Four elements for a medical malpractice case in New York

Victims of medical malpractice must establish their case by proving these legal elements.

Everyone makes mistakes. Although some level of mistake is acceptable, there are breaches of trust that are so extreme the person responsible should be held accountable. This is especially true when the breach involves a medical professional that is tasked with providing care to a patient. When the doctor makes a mistake that leads to injury to the patient, that medical professional should be held responsible.

Injured patients can hold negligent or reckless medical providers accountable through a medical malpractice claim.

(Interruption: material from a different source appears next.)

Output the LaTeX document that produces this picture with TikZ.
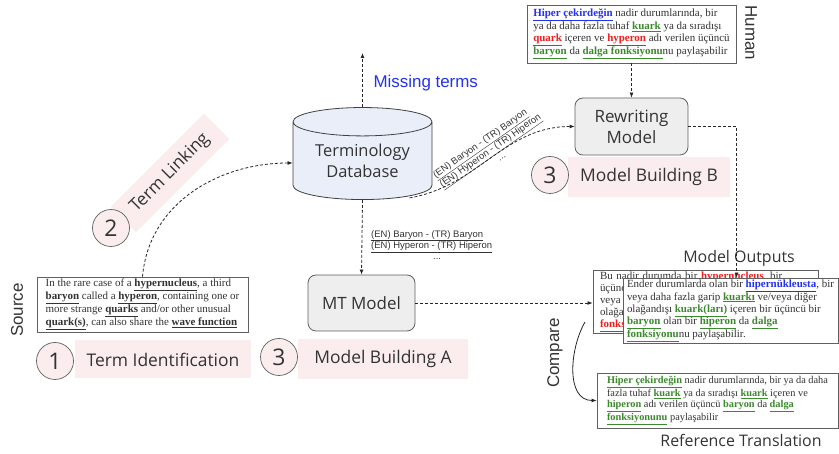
\documentclass[tikz,border=0pt]{standalone}
\usepackage{fontspec}
\setmainfont{Liberation Serif}
\newfontfamily\labelfont{Open Sans}
\newfontfamily\plainfont{Liberation Sans}
\usepackage{xcolor}
\usetikzlibrary{shapes.geometric, arrows.meta, calc}

\definecolor{termgreen}{HTML}{3C8A2E}
\definecolor{termblue}{HTML}{2431F0}
\definecolor{termred}{HTML}{F01E1E}
\definecolor{stagepink}{HTML}{FBEDED}
\definecolor{modelgray}{HTML}{EEEEEE}
\definecolor{dbblue}{HTML}{E9EEF9}
\definecolor{linegray}{HTML}{606060}
\definecolor{txtgray}{HTML}{333333}

\newcommand{\gterm}[1]{\textcolor{termgreen}{\underline{\textbf{#1}}}}
\newcommand{\bterm}[1]{\textcolor{termblue}{\underline{\textbf{#1}}}}
\newcommand{\rterm}[1]{\textcolor{termred}{\underline{\textbf{#1}}}}
\newcommand{\kterm}[1]{\underline{\textbf{#1}}}

\begin{document}
\begin{tikzpicture}[
    x=1bp, y=1bp,
    every node/.style={text=txtgray},
    dasharrow/.style={draw=black!85, dash pattern=on 3bp off 2bp, line width=0.8bp,
      -{Latex[length=5bp, width=4bp]}},
    modelbox/.style={draw=linegray, fill=modelgray, rounded corners=8bp, line width=0.8bp,
      align=center, font=\labelfont\fontsize{17}{21}\selectfont},
    numcircle/.style={circle, draw=linegray, fill=stagepink, minimum size=37bp, inner sep=0pt,
      line width=0.7bp, font=\labelfont\fontsize{23}{25}\selectfont},
    stagebox/.style={fill=stagepink, inner sep=0pt, font=\labelfont\fontsize{17.5}{20}\selectfont},
    textbox/.style={draw=linegray, fill=white, line width=0.8bp, align=left, inner ysep=0pt,
      inner xsep=4bp, font=\fontsize{11}{12}\selectfont},
    sidelabel/.style={font=\plainfont\fontsize{17}{20}\selectfont},
    outlabel/.style={font=\labelfont\fontsize{16}{19}\selectfont},
    pairlabel/.style={font=\plainfont\fontsize{9.5}{11.5}\selectfont, align=left, inner sep=0pt},
  ]
  \useasboundingbox (0,0) rectangle (839,454);

  % 术语库
  \node[cylinder, shape border rotate=90, aspect=0.28, draw=black!75, fill=dbblue,
    line width=0.8bp, minimum width=139bp, minimum height=92bp,
    font=\labelfont\fontsize{16.5}{21}\selectfont] (db) at (362.5, 291)
    {\raisebox{-9bp}{\begin{tabular}{@{}c@{}}Terminology\\Database\end{tabular}}};
  \coordinate (miss) at (362.5, 401);
  \node[sidelabel, text=termblue, anchor=west] (missing) at (370, 371) {Missing terms};

  % 模型
  \node[modelbox, minimum width=107bp, minimum height=56bp] (mt) at (361.5, 151) {MT Model};
  \node[modelbox, minimum width=113bp, minimum height=57bp] (rw) at (631.5, 327.5) {Rewriting\\Model};

  % 人工改写
  \node[textbox, minimum width=209bp, minimum height=58bp] (human) at (631.5, 420)
    {\bterm{Hiper çekirdeğin} nadir durumlarında, bir\\
     ya da daha fazla tuhaf \gterm{kuark} ya da sıradışı\\
     \rterm{quark} içeren ve \rterm{hyperon} adı verilen üçüncü\\
     \gterm{baryon} da \gterm{dalga fonksiyonu}nu paylaşabilir};
  \node[sidelabel, rotate=-90] (humanlbl) at (751, 421) {Human};

  % 源文本
  \node[textbox, minimum width=211bp, minimum height=55bp] (src) at (142.5, 149.5)
    {In the rare case of a \kterm{hypernucleus}, a third\\
     \kterm{baryon} called a \kterm{hyperon}, containing one or\\
     more strange \kterm{quarks} and/or other unusual\\
     \kterm{quark(s)}, can also share the \kterm{wave function}};
  \node[sidelabel, rotate=90] (srclbl) at (17, 144) {Source};

  % 模型输出（两层）
  \node[textbox, inner xsep=7bp, text width=211bp, minimum height=63bp] (mtout) at (705.5, 152.5)
    {Bu nadir durumda bir \rterm{hypernucleus}, bir\\
     üçüncü\\
     veya\\
     olağandışı\\
     \rterm{fonksiyonu}};
  \node[textbox, minimum width=215bp, minimum height=65bp] (rwout) at (730.5, 143.5)
    {Ender durumlarda olan bir \bterm{hipernükleusta}, bir\\
     veya daha fazla garip \gterm{kuarkı} ve/veya diğer\\
     olağandışı \gterm{kuark(ları)} içeren bir üçüncü bir\\
     \gterm{baryon} olan bir \gterm{hiperon} da \gterm{dalga}\\
     \gterm{fonksiyonu}nu paylaşabilir.};
  \node[outlabel] (outlbl) at (739, 196) {Model Outputs};

  % 参考译文
  \node[textbox, minimum width=241bp, minimum height=55bp,
    font=\fontsize{10.4}{11.5}\selectfont] (ref) at (717.5, 53.5)
    {\gterm{Hiper çekirdeğin} nadir durumlarında, bir ya da daha\\
     fazla tuhaf \gterm{kuark} ya da sıradışı \gterm{kuark} içeren ve\\
     \gterm{hiperon} adı verilen üçüncü \gterm{baryon} da \gterm{dalga}\\
     \gterm{fonksiyonunu} paylaşabilir};
  \node[outlabel] (reflbl) at (741, 14) {Reference Translation};
  \node[sidelabel, rotate=90] (cmplbl) at (555, 101) {Compare};

  % 阶段标签
  \node[stagebox, minimum width=175bp, minimum height=38bp] (stage1) at (163, 94.5) {Term Identification};
  \node[numcircle] (num1) at (55, 93) {1};
  \node[stagebox, minimum width=132bp, minimum height=36bp, rotate=45] (stage2) at (170, 281) {Term Linking};
  \node[numcircle] (num2) at (111, 226) {2};
  \node[stagebox, minimum width=170bp, minimum height=40bp] (stageA) at (383, 95) {Model Building A};
  \node[numcircle] (numA) at (279, 97) {3};
  \node[stagebox, minimum width=162bp, minimum height=40bp] (stageB) at (649, 277) {Model Building B};
  \node[numcircle] (numB) at (550, 279) {3};

  % 术语对
  \node[pairlabel, anchor=north west] (pairs) at (371, 224)
    {\underline{(EN) Baryon - (TR) Baryon}\\
     \underline{(EN) Hyperon - (TR) Hiperon}\\
     \hspace*{62bp}...};
  \node[pairlabel, rotate=35] (pairsrot) at (490, 304)
    {\underline{(EN) Baryon - (TR) Baryon}\\
     \underline{(EN) Hyperon - (TR) Hiperon}\\
     \hspace*{62bp}...};

  % 连线
  \draw[dasharrow] (db.north) -- (miss);
  \draw[dasharrow] (db.south) -- (mt.north);
  \draw[dasharrow] (src.north) to[out=85, in=180] (db.west);
  \draw[dasharrow] ($(db.south)+(47,2)$) to[out=10, in=180] (rw.west);
  \draw[dasharrow] (human.south) -- (rw.north);
  \draw[dasharrow] (mt.east) -- (mt.east -| mtout.west);
  \draw[dasharrow] (rw.east) -| ($(rwout.north west)+(114,0)$);

  % 比较
  \coordinate (cmp) at (585, 132);
  \draw[black!85, line width=0.8bp, -{Latex[length=5bp, width=4bp]}] (cmp) to[out=240, in=180] (ref.west);
\end{tikzpicture}
\end{document}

There are certain rules that go along with these claims. For example, in order to move forward with a claim, basic elements must be established. Having an understanding of the foundational elements to a medical malpractice claim can help patients decide if they should move forward with the claim.

What are the basic elements of a medical malpractice claim?

Medical malpractice is defined within a publication with the United States National Library of Medicine and National Institutes of Health as "any act or omission by a physician during treatment of a patient that deviates from accepted norms of practice in the medical community and causes an injury to the patient." This definition is broken down into four essential elements:

  • Duty. The patient needs to establish that the medical professional accused of medical malpractice had a duty of care to the patient. This is generally the easiest element to establish; it can be met by showing that a doctor/patient relationship was present.
  • Breach. Next, it must be shown that the physician failed to meet this duty. This requires a review of the accepted standard of care. This is generally defined as the care a reasonable professional in a similar situation with similar training would provide. Expert testimony is often needed to meet this element.
  • Causation. The patient must also show that the failure to fulfill this duty was the cause of the injury.
  • Damage. Finally, it must be established that the medical malpractice resulted in an injury. The court will then use various calculations to determine a monetary award that is designed to help make the patient whole again.

As noted with the second element, most med mal cases require expert testimony. This generally involves the use of someone knowledgeable within the medical community to explain if the physician failed to meet the expected standard of care when working with the patient. This expert is often another physician that practices the same type of medicine.

Are there restrictions to filing a med mal case in New York?

Claims for medical malpractice must be filed in a timely manner. The time limit guiding these claims is referred to as the statute of limitations. Current law requires that lawsuits are filed within 2 ½ years after the alleged malpractice occurred.

It is important to note that this area of law is often changing. A bill is currently under consideration that would extend this time period. The law would result in the statute of limitations time period beginning when the patient realizes that he or she may have been harmed by a physician and extends the deadline to 10 years after the act of malpractice. Those in favor of reform use the example of a cancer patient who was misdiagnosed to support the proposal. They contend that these patients may not be aware that they were victims of med mal until after the 2 ½ time period has expired.

Although the fate of this proposal is not yet known, it provides an example of the evolving nature of this area of law. As such, victims of medical malpractice are often wise to seek the legal counsel of an experienced personal injury attorney. Your attorney will provide rigorous analysis of your situation and build a case to help better ensure your legal rights are protected.